Un concours, pas un examen

Etre recommandé, c’est bien. Se délester de boulets, c’est encore mieux. Un député LR s’amuse au souvenir d’un récent échange avec un prétendant, venu s’excuser pour une altercation vieille de plusieurs années. Il faut bien solder le passé. Julien Aubert s’y emploie. Le vice-président de LR s’est récemment défendu auprès d’Eric Ciotti d’avoir orchestré des attaques contre lui lors de la campagne interne pour la présidence du parti. L’imprudent soutenait son rival Bruno Retailleau. Et comme Eric Ciotti est du genre rancunier…

Un recrutement est un concours, pas un examen. On y vante ses qualités autant qu’on égratigne ses rivaux. La droite se prête au jeu, à quelques jours de l’annonce de la liste. Brice Hortefeux et Nadine Morano ? “On doit rajeunir les images.” Geoffroy Didier ? Ses concurrents rappellent son conflit avec François-Xavier Bellamy au lendemain du scrutin de 2019. Guillaume Larrivé ? “Il a voulu rejoindre Macron à une époque.” Carayon ? “Trop à droite.” Du classique, en politique.
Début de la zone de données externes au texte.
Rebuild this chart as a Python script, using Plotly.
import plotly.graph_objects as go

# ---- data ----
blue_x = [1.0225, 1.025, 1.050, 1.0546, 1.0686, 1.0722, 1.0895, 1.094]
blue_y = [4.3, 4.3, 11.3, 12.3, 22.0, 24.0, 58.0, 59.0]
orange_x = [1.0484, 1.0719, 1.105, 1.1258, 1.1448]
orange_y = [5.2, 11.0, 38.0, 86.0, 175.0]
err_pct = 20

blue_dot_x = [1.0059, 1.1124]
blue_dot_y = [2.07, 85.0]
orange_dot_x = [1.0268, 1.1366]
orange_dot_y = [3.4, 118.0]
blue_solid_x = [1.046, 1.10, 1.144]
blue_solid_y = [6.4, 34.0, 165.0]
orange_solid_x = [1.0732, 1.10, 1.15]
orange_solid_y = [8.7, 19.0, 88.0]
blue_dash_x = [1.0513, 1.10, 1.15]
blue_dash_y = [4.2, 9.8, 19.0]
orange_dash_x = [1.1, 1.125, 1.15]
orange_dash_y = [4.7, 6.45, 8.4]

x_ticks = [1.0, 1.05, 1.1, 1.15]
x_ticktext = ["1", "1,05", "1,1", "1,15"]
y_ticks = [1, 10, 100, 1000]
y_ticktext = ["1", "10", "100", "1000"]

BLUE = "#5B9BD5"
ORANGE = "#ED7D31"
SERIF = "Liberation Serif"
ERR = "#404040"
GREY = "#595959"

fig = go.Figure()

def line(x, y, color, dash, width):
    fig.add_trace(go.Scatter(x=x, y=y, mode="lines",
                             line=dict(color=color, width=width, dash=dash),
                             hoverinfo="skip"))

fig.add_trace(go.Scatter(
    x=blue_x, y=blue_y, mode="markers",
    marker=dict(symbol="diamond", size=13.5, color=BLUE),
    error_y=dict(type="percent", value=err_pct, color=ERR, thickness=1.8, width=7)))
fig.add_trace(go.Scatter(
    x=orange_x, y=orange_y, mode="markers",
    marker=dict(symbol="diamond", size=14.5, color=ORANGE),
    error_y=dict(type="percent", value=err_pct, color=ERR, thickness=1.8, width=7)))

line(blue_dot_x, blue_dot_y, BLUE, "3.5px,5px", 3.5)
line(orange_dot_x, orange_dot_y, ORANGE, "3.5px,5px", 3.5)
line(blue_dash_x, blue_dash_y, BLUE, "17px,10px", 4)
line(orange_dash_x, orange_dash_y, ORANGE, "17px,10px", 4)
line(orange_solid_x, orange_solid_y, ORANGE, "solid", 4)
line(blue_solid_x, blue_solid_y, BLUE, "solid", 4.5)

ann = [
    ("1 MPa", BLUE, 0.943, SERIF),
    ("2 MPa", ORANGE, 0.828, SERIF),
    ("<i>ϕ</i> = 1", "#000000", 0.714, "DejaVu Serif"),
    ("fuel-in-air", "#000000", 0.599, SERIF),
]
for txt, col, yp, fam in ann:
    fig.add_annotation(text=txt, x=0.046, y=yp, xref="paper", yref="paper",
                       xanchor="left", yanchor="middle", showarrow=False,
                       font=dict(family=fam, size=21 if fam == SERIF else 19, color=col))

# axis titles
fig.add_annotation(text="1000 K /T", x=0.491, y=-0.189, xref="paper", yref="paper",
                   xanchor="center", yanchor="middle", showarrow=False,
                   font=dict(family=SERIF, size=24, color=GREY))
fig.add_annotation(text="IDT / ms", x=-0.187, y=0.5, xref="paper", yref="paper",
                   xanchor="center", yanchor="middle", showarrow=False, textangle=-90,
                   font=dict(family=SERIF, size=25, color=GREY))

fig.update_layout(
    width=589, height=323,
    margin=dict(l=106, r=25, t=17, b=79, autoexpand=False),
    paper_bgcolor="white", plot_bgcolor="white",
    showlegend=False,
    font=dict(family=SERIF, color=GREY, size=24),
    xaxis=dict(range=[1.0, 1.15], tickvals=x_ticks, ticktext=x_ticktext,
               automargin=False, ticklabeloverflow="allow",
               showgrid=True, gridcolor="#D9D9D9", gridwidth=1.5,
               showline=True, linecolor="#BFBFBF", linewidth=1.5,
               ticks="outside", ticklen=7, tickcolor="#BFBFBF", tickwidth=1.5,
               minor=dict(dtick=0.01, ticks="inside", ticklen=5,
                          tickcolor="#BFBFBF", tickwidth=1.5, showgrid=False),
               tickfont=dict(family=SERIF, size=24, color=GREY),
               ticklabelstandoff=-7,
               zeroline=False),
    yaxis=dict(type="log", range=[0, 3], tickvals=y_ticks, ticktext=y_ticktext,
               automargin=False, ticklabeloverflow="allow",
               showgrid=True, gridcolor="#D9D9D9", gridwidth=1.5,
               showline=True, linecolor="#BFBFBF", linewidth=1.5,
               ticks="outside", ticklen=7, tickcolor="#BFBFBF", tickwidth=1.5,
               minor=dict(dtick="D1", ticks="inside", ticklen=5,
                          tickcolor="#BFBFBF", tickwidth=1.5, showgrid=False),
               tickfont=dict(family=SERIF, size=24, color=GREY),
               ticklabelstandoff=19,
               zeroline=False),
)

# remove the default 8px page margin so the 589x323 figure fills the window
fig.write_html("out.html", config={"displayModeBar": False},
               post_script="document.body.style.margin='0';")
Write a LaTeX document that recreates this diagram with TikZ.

Et le recruteur, qu’en pense-t-il ? De l’avis général, Eric Ciotti aura la haute main sur le choix final. “Il décide seul, la CNI avalisera”, lâche un cadre. L’homme ne laisse rien percer de ses intentions. Il sonde pour l’heure ses collègues. Parmi les derniers barons, doit-il plutôt garder Nadine Morano ou Brice Hortefeux ? “Cet exercice de concurrence interne n’est pas agréable pour lui, ajoute un parlementaire. Il faut savoir dire non.” Dire non, pour un bénéfice électoral nul. La composition d’une liste est indifférente à son score final, elle ne génère que de la frustration interne.